Death of my grandmother
My grandmother on my mother side passed away today. According to my mom she died at the age of 90 years. My grandmother wasn’t a Muslim, so the customs and traditions are different to what I am used to, my grandfather died about 10 years ago, I have a vague memory of the rituals. What I do remember that was interesting was he was buried in his best clothes and his belongings and a few items were buried with him.
My grandmother’s body will be kept at her home a few days before being buried. Giving a chance for relatives from afar to visit her. As we arrived my mother sat beside her mother’s body and cried. In islamic and malay culture it is generally not acceptable to wail aloud for the dead nor shed tears, but in this culture it was allowed.
My stepfather tried to calm her down, while my aunts comforted her. Interestingly I had a glimpse of what it would be like if it was my mother that died and I was the one on the side. My only regret was we haven’t visited my grandmother as frequent as I would like, and even as last week we heard the news she was sick, my sisters and I couldn’t find the time to visit her in Limbang. I was actually thinking this saturday was the only time I could, unfortunately today was the day that she had passed.
I couldn’t understand the dialect that my aunts and uncles spoke, but as they explained, the body will be buried tomorrow afternoon at around 2pm. I can’t help but to think how I can fit in my grandmother’s burial with attending a few planned open houses tomorrow.

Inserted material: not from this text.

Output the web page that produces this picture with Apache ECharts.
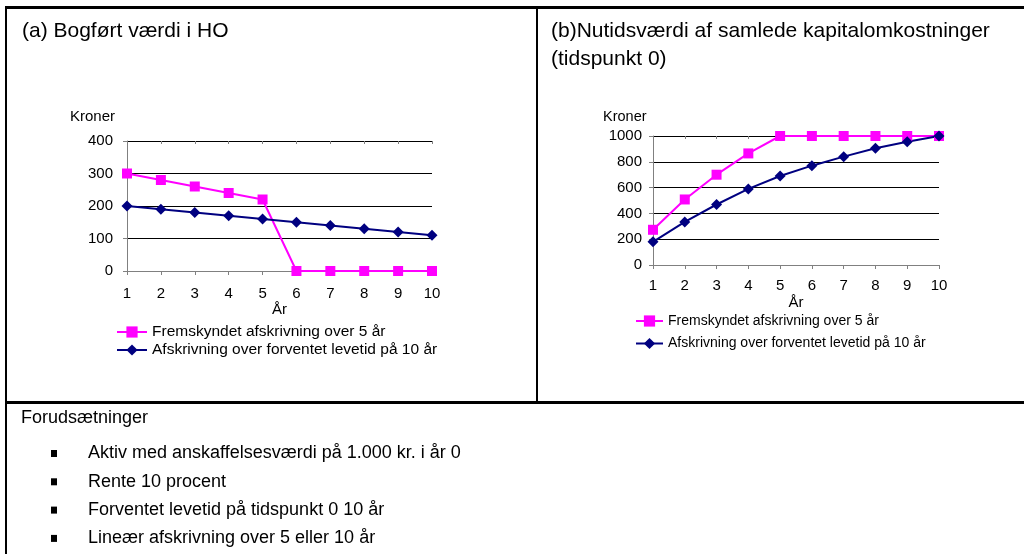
<!DOCTYPE html>
<html>
<head>
<meta charset="utf-8">
<script src="https://cdn.jsdelivr.net/npm/echarts@6/dist/echarts.min.js"></script>
<style>
html,body{margin:0;padding:0;background:#fff;}
#c{width:1024px;height:554px;}
</style>
</head>
<body>
<div id="c"></div>
<script>
const years = ['1','2','3','4','5','6','7','8','9','10'];
const seriesNames = ['Fremskyndet afskrivning over 5 år', 'Afskrivning over forventet levetid på 10 år'];
const aFremskyndet = [300, 280, 260, 240, 220, 0, 0, 0, 0, 0];
const aLevetid = [200, 190, 180, 170, 160, 150, 140, 130, 120, 110];
const bFremskyndet = [273, 508, 700, 865, 1000, 1000, 1000, 1000, 1000, 1000];
const bLevetid = [180, 334, 469, 590, 690, 770, 840, 905, 955, 1000];
const aYTicks = [0, 100, 200, 300, 400];
const bYTicks = [0, 200, 400, 600, 800, 1000];
const titleA = '(a) Bogført værdi i HO';
const titleB = ['(b)Nutidsværdi af samlede kapitalomkostninger', '(tidspunkt 0)'];
const yName = 'Kroner';
const xName = 'År';
const premisesTitle = 'Forudsætninger';
const premises = [
  'Aktiv med anskaffelsesværdi på 1.000 kr. i år 0',
  'Rente 10 procent',
  'Forventet levetid på tidspunkt 0 10 år',
  'Lineær afskrivning over 5 eller 10 år'
];

const FONT = 'Liberation Sans, Arial, sans-serif';
const PINK = '#FF00FF';
const NAVY = '#000080';

function xAxisCfg(gridIndex, fs, margin, nameGap) {
  return {
    type: 'category', gridIndex: gridIndex, data: years, boundaryGap: false,
    name: xName, nameLocation: 'middle', nameGap: nameGap,
    nameTextStyle: {fontFamily: FONT, fontSize: fs, color: '#000'},
    axisLine: {lineStyle: {color: '#808080', width: 1}},
    axisTick: {show: true, length: 4, lineStyle: {color: '#808080'}},
    axisLabel: {fontFamily: FONT, fontSize: fs, color: '#000', margin: margin},
    splitLine: {show: false}
  };
}
// overlay axis that draws the upper half of the crossing ticks
function xTickOverlay(gridIndex) {
  return {
    type: 'category', gridIndex: gridIndex, data: years, boundaryGap: false,
    axisLine: {show: false},
    axisTick: {show: true, inside: true, length: 3, lineStyle: {color: '#808080'}},
    axisLabel: {show: false},
    splitLine: {show: false}
  };
}
function yAxisCfg(gridIndex, ticks, fs, margin) {
  return {
    type: 'value', gridIndex: gridIndex,
    min: ticks[0], max: ticks[ticks.length - 1], interval: ticks[1] - ticks[0],
    axisLine: {show: true, lineStyle: {color: '#808080', width: 1}},
    axisTick: {show: true, length: 4, lineStyle: {color: '#808080'}},
    axisLabel: {fontFamily: FONT, fontSize: fs, color: '#000', margin: margin,
                formatter: function (v) { return String(v); }},
    splitLine: {show: true, lineStyle: {color: '#000', width: 1}}
  };
}
function lineSeries(name, idx, data, color, symbol, size) {
  return {
    name: name, type: 'line', xAxisIndex: idx, yAxisIndex: idx, data: data,
    symbol: symbol, symbolSize: size, showSymbol: true,
    lineStyle: {color: color, width: 2},
    itemStyle: {color: color, borderWidth: 0},
    animation: false
  };
}

const graphics = [];
function rect(x, y, w, h) {
  graphics.push({type: 'rect', shape: {x: x, y: y, width: w, height: h}, style: {fill: '#000'}, silent: true});
}
function text(t, x, y, fs) {
  graphics.push({type: 'text', x: x, y: y, style: {text: t, font: fs + 'px ' + FONT, fill: '#000', align: 'left', verticalAlign: 'middle'}, silent: true});
}
// table borders
rect(5, 6, 1019, 3);
rect(5, 6, 2, 548);
rect(536, 6, 2, 398);
rect(5, 401, 1019, 3);
// titles
text(titleA, 22, 31, 21);
text(titleB[0], 551, 31, 21);
text(titleB[1], 551, 59, 21);
// axis names (Kroner)
text(yName, 70, 117, 15);
text(yName, 603, 117, 14.5);
// premises
text(premisesTitle, 21, 418, 18);
premises.forEach(function (p, i) {
  const cy = 453.5 + i * 28.3;
  rect(51, cy - 3.5, 6, 7);
  text(p, 88, cy, 18);
});

const option = {
  animation: false,
  backgroundColor: '#fff',
  grid: [
    {left: 127, right: 1024 - 432, top: 141, bottom: 554 - 271},
    {left: 653, right: 1024 - 939, top: 136, bottom: 554 - 265}
  ],
  xAxis: [xAxisCfg(0, 15, 15, 31), xAxisCfg(1, 15, 13, 30), xTickOverlay(0), xTickOverlay(1)],
  yAxis: [yAxisCfg(0, aYTicks, 15, 14), yAxisCfg(1, bYTicks, 15, 11)],
  legend: [
    {data: seriesNames, orient: 'vertical', left: 116, top: 324, itemWidth: 30, itemHeight: 14, itemGap: 2,
     selectedMode: false, padding: 0, textStyle: {fontFamily: FONT, fontSize: 15.5, color: '#000'}},
    {data: seriesNames, orient: 'vertical', left: 635, top: 314, itemWidth: 27, itemHeight: 14, itemGap: 8.5,
     selectedMode: false, padding: 0, textStyle: {fontFamily: FONT, fontSize: 14, color: '#000'}}
  ],
  series: [
    lineSeries(seriesNames[0], 0, aFremskyndet, PINK, 'rect', 10),
    lineSeries(seriesNames[1], 0, aLevetid, NAVY, 'diamond', 11),
    lineSeries(seriesNames[0], 1, bFremskyndet, PINK, 'rect', 10),
    lineSeries(seriesNames[1], 1, bLevetid, NAVY, 'diamond', 11)
  ],
  graphic: graphics
};
const chart = echarts.init(document.getElementById('c'), null, {renderer: 'canvas'});
chart.setOption(option);
</script>
</body>
</html>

I was not that close to my grandmother, but thinking of her I do feel a sense of love and respect, and knowing that it felt like it should be enough, but it didn’t. I wasn’t sure if she felt that she was loved and cared for at the end of her life. Most of her kids had migrated from Limbang to Brunei and only visited her occasionally. Sometimes bringing goods, if she asked for money they would give her, she even asked me a few times and I gave what I could, she would appreciate it when she was gifted with a carton of cigarettes as well.
My grandmother was a heavy smoker, despite that, she lived a long life of 90 years. If genetics played a part in that, I would be very fortunate if I was to grow as old as she did, unfortunately on my fathers side, he had lung cancer from just being a passive smoker. So my chances are 50:50 on that one, a chance I won’t take to become a smoker.
As I drove back home, I was pondering on what legacy I would like to leave, on how I would like to live before I die. How I would like to be treated. I think it is important to visit those who are dying and the dead, to remind us ourselves that we won’t live forever, and to remind us what we want to do in this life right now.
As sad as I was seeing my grandmother dead, I was a lot more sad seeing how sad my mother was at her mother’s death. I think it was 2 main factors, 1. Was that she hadn’t visit as frequent as she liked recently, and 2. My mother hasn’t been able to speak to my grandmother in the last 8 years since my mother had a stroke that had impaired her ability to speak.
It seems that I care less on my conditions of death, but I care more on conditions of my life and relationships. I think we should treat each other as if not just everyday was our own last day, but as if it is the other person’s last day as well. As if it the last day for everyone, treat each other kindly while we can.